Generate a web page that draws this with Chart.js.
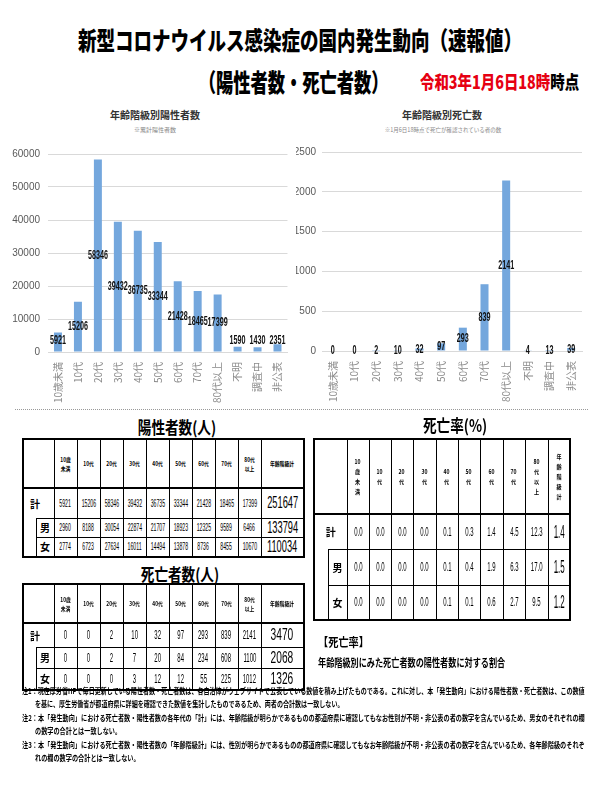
<!DOCTYPE html>
<html lang="ja">
<head>
<meta charset="utf-8">
<script src="https://cdn.jsdelivr.net/npm/chart.js@4.4.0/dist/chart.umd.min.js"></script>
<style>
  body { margin: 0; width: 600px; height: 800px; background: #fff; position: relative; overflow: hidden;
         font-family: "Noto Sans CJK JP", sans-serif; color: #000; }
  .abs { position: absolute; white-space: nowrap; }
  .sq { display: inline-block; }
  canvas { position: absolute; }
  table { position: absolute; border-collapse: collapse; table-layout: fixed; border: 2px solid #000; }
  td, th { border: 1px solid #000; padding: 0; text-align: center; vertical-align: middle; white-space: nowrap; overflow: visible; }
  tr.hd th { border-bottom: 2px solid #000; font-weight: bold; }
  td.indent { border-top: hidden; }
  td.lab { font-weight: bold; }
  .c { display: flex; justify-content: center; align-items: center; }
  .c span { display: block; white-space: nowrap; font-family: "Liberation Sans", sans-serif; }
  .notes div { position: absolute; left: 0; font-size: 8px; font-weight: bold; line-height: 12px; transform-origin: left center; }
</style>
</head>
<body>

<div class="abs" style="left:0;top:22px;width:600px;text-align:center;font-size:25px;line-height:34px;font-weight:900;">
  <span class="sq" style="transform:scaleX(0.74)">新型コロナウイルス感染症の国内発生動向（速報値）</span>
</div>
<div class="abs" style="left:0;top:64px;width:588px;text-align:center;font-size:25px;line-height:34px;font-weight:900;">
  <span class="sq" style="transform:scaleX(0.69)">（陽性者数・死亡者数）</span>
</div>
<div class="abs" style="left:420px;top:69px;font-size:18px;line-height:24px;font-weight:900;transform:scaleX(0.8);transform-origin:left center;">
  <span style="color:#e60012">令和3年1月6日18時</span>時点
</div>

<div class="abs" style="left:55px;top:108px;width:200px;text-align:center;font-size:10px;line-height:14px;font-weight:bold;color:#333;">年齢階級別陽性者数</div>
<div class="abs" style="left:55px;top:126px;width:200px;text-align:center;font-size:6px;line-height:8px;color:#888;">※累計陽性者数</div>
<div class="abs" style="left:342px;top:108px;width:200px;text-align:center;font-size:10px;line-height:14px;font-weight:bold;color:#333;">年齢階級別死亡数</div>
<div class="abs" style="left:343px;top:126px;width:200px;text-align:center;font-size:5.5px;line-height:8px;color:#888;">※1月6日18時点で死亡が確認されている者の数</div>

<canvas id="posChart" width="300" height="270" style="left:0;top:140px;"></canvas>
<canvas id="deathChart" width="304" height="270" style="left:296px;top:140px;"></canvas>

<div class="abs" style="left:15px;top:409px;width:573px;border-top:1px dotted #999;"></div>

<div class="abs" style="left:77px;top:416px;width:200px;text-align:center;font-size:17px;line-height:22px;font-weight:bold;">
  <span class="sq" style="transform:scaleX(0.8)">陽性者数(人)</span>
</div>
<div class="abs" style="left:355px;top:414px;width:200px;text-align:center;font-size:17px;line-height:22px;font-weight:bold;">
  <span class="sq" style="transform:scaleX(0.8)">死亡率(%)</span>
</div>
<div class="abs" style="left:80px;top:563px;width:200px;text-align:center;font-size:17px;line-height:22px;font-weight:bold;">
  <span class="sq" style="transform:scaleX(0.8)">死亡者数(人)</span>
</div>

<table id="posTable" style="left:22px;top:438px;"></table>
<table id="rateTable" style="left:313px;top:438px;"></table>
<table id="deathTable" style="left:22px;top:583px;"></table>

<div class="abs" style="left:318px;top:634px;font-size:12px;line-height:16px;font-weight:bold;transform:scaleX(0.85);transform-origin:left center;">【死亡率】</div>
<div class="abs" style="left:318px;top:655px;font-size:11px;line-height:15px;font-weight:bold;transform:scaleX(0.74);transform-origin:left center;">年齢階級別にみた死亡者数の陽性者数に対する割合</div>

<div class="notes abs" style="left:22px;top:685px;">
  <div class="first" style="top:0px;">注1：現在厚労省HPで毎日更新している陽性者数・死亡者数は、各自治体がウェブサイトで公表している数値を積み上げたものである。これに対し、本「発生動向」における陽性者数・死亡者数は、この数値</div>
  <div class="cont" style="top:13px;left:13px;">を基に、厚生労働省が都道府県に詳細を確認できた数値を集計したものであるため、両者の合計数は一致しない。</div>
  <div class="first" style="top:27px;">注2：本「発生動向」における死亡者数・陽性者数の各年代の「計」には、年齢階級が明らかであるものの都道府県に確認してもなお性別が不明・非公表の者の数字を含んでいるため、男女のそれぞれの欄</div>
  <div class="cont" style="top:40px;left:13px;">の数字の合計とは一致しない。</div>
  <div class="first" style="top:54px;">注3：本「発生動向」における死亡者数・陽性者数の「年齢階級計」には、性別が明らかであるものの都道府県に確認してもなお年齢階級が不明・非公表の者の数字を含んでいるため、各年齢階級のそれぞ</div>
  <div class="cont" style="top:67px;left:13px;">れの欄の数字の合計とは一致しない。</div>
</div>

<script>
// chart categories and values
const ageGroups = ['10歳未満', '10代', '20代', '30代', '40代', '50代', '60代', '70代', '80代以上', '不明', '調査中', '非公表'];
const positiveCounts = [5921, 15206, 58346, 39432, 36735, 33344, 21428, 18465, 17399, 1590, 1430, 2351];
const deathCounts = [0, 0, 2, 10, 32, 97, 293, 839, 2141, 4, 13, 39];
const positiveAxis = [0, 60000, 10000];   // min, max, step
const deathAxis = [0, 2500, 500];

// table values
const tableAges = ['10歳未満', '10代', '20代', '30代', '40代', '50代', '60代', '70代', '80代以上'];
const rowLabels = ['計', '男', '女'];
const totalLabel = '年齢階級計';
const posTotal = [5921, 15206, 58346, 39432, 36735, 33344, 21428, 18465, 17399];
const posMale = [2960, 8188, 30054, 22874, 21707, 18923, 12325, 9589, 6466];
const posFemale = [2774, 6723, 27634, 16011, 14494, 13878, 8736, 8455, 10670];
const posSums = [251647, 133794, 110034];
const deathTotal = [0, 0, 2, 10, 32, 97, 293, 839, 2141];
const deathMale = [0, 0, 2, 7, 20, 84, 234, 608, 1100];
const deathFemale = [0, 0, 0, 3, 12, 12, 55, 225, 1012];
const deathSums = [3470, 2068, 1326];
const rateTotal = ['0.0', '0.0', '0.0', '0.0', '0.1', '0.3', '1.4', '4.5', '12.3'];
const rateMale = ['0.0', '0.0', '0.0', '0.0', '0.1', '0.4', '1.9', '6.3', '17.0'];
const rateFemale = ['0.0', '0.0', '0.0', '0.0', '0.1', '0.1', '0.6', '2.7', '9.5'];
const rateSums = ['1.4', '1.5', '1.2'];

const barColor = '#74a7dd';
const gridColor = '#d9d9d9';

// value labels in the middle of each bar
const barLabels = {
  id: 'barLabels',
  afterDatasetsDraw(chart, args, opts) {
    const ctx = chart.ctx;
    const meta = chart.getDatasetMeta(0);
    const vals = chart.data.datasets[0].data;
    ctx.save();
    ctx.font = 'bold 12px "Liberation Sans", sans-serif';
    ctx.fillStyle = '#111';
    ctx.textAlign = 'center';
    ctx.textBaseline = 'middle';
    meta.data.forEach((bar, i) => {
      let y = (bar.y + bar.base) / 2;
      y = Math.min(y, bar.base - opts.minLift);
      ctx.save();
      ctx.translate(bar.x, y);
      ctx.scale(0.6, 1);
      ctx.fillText(String(vals[i]), 0, 0);
      ctx.restore();
    });
    ctx.restore();
  }
};

function barChart(id, values, axis, cfg) {
  return new Chart(document.getElementById(id), {
    type: 'bar',
    data: {
      labels: ageGroups,
      datasets: [{ data: values, backgroundColor: barColor, barPercentage: cfg.barPct, categoryPercentage: 1 }]
    },
    options: {
      responsive: false,
      animation: false,
      layout: { padding: { top: 11, right: cfg.padRight, left: 0, bottom: 0 } },
      plugins: { legend: { display: false }, tooltip: { enabled: false }, barLabels: { minLift: cfg.minLift } },
      scales: {
        x: {
          grid: { display: false, drawTicks: false },
          border: { color: gridColor },
          ticks: { minRotation: 90, maxRotation: 90, autoSkip: false, padding: 10, color: '#8a8a8a',
                   font: { size: 10, family: '"Noto Sans CJK JP", sans-serif' } },
          afterFit: s => { s.height = cfg.xH; }
        },
        y: {
          min: axis[0], max: axis[1],
          grid: { color: gridColor, drawTicks: false },
          border: { display: false },
          ticks: { stepSize: axis[2], padding: cfg.yPad, color: '#595959', callback: v => String(v),
                   font: { size: 10, family: '"Liberation Sans Narrow", "Liberation Sans", sans-serif' } },
          afterFit: s => { s.width = cfg.yW; }
        }
      }
    },
    plugins: [barLabels]
  });
}

barChart('posChart', positiveCounts, positiveAxis, { barPct: 0.4, padRight: 12, xH: 58, yW: 48, yPad: 8, minLift: 11 });
barChart('deathChart', deathCounts, deathAxis, { barPct: 0.37, padRight: 18, xH: 59, yW: 26, yPad: 6, minLift: 0 });

// tables
const hHead = s => s.length > 3 ? s.slice(0, 3) + '<br>' + s.slice(3) : s;
const vHead = s => s.match(/\d+|./g).join('<br>');

function buildTable(id, heads, rows, sums, cfg) {
  const el = document.getElementById(id);
  el.style.width = cfg.widths.reduce((a, b) => a + b, 0) + 'px';
  let h = '<colgroup>' + cfg.widths.map(w => `<col style="width:${w}px">`).join('') + '</colgroup>';
  h += `<tr class="hd" style="height:${cfg.heights[0]}px"><th colspan="2"></th>` +
       heads.map(x => `<th style="${cfg.headStyle}"><span class="sq" style="transform:scaleX(${cfg.headScale})">${x}</span></th>`).join('') + '</tr>';
  rows.forEach((vals, i) => {
    h += `<tr style="height:${cfg.heights[i + 1]}px">`;
    if (i === 0) {
      h += `<td colspan="2" class="lab" style="text-align:${cfg.keAlign};padding-left:${cfg.kePad}px;font-size:10px">${rowLabels[0]}</td>`;
    } else {
      if (i === 1) h += '<td rowspan="2" class="indent"></td>';
      h += `<td class="lab" style="font-size:10px">${rowLabels[i]}</td>`;
    }
    h += vals.map(v => `<td><div class="c"><span style="font-size:${cfg.numSize}px;transform:scaleX(${cfg.numScale})">${v}</span></div></td>`).join('');
    h += `<td><div class="c"><span style="font-size:${cfg.bigSize}px;transform:scaleX(${cfg.bigScale})">${sums[i]}</span></div></td></tr>`;
  });
  el.innerHTML = h;
}

const wideCols = [13, 18, 23, 23, 23, 23, 23, 23, 23, 23, 23, 43];
buildTable('posTable', tableAges.map(hHead).concat(totalLabel), [posTotal, posMale, posFemale], posSums, {
  widths: wideCols, heights: [49, 30, 19, 19], headStyle: 'font-size:6px;line-height:9px;', headScale: 0.8,
  keAlign: 'left', kePad: 6, numSize: 10, numScale: 0.52, bigSize: 16, bigScale: 0.58
});
buildTable('deathTable', tableAges.map(hHead).concat(totalLabel), [deathTotal, deathMale, deathFemale], deathSums, {
  widths: wideCols, heights: [39, 24, 18, 19], headStyle: 'font-size:6px;line-height:9px;', headScale: 0.8,
  keAlign: 'left', kePad: 6, numSize: 12, numScale: 0.5, bigSize: 17, bigScale: 0.6
});
buildTable('rateTable', tableAges.map(vHead).concat(vHead(totalLabel)), [rateTotal, rateMale, rateFemale], rateSums, {
  widths: [14, 19, 22, 22, 22, 23, 22, 22, 23, 22, 23, 22], heights: [75, 35, 36, 35],
  headStyle: 'font-size:6px;line-height:10px;', headScale: 0.85,
  keAlign: 'center', kePad: 0, numSize: 12, numScale: 0.5, bigSize: 19, bigScale: 0.42
});

// squeeze each note so its first line spans the page width
document.querySelectorAll('.notes .first').forEach(el => {
  const k = 563 / el.scrollWidth;
  el.style.transform = `scaleX(${k})`;
  el.nextElementSibling.style.transform = `scaleX(${k})`;
});
</script>
</body>
</html>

============================================================

Requirement: Collect from the data above every line that includes "page".

Reply:
Generate a web page that draws this with Chart.js.
// squeeze each note so its first line spans the page width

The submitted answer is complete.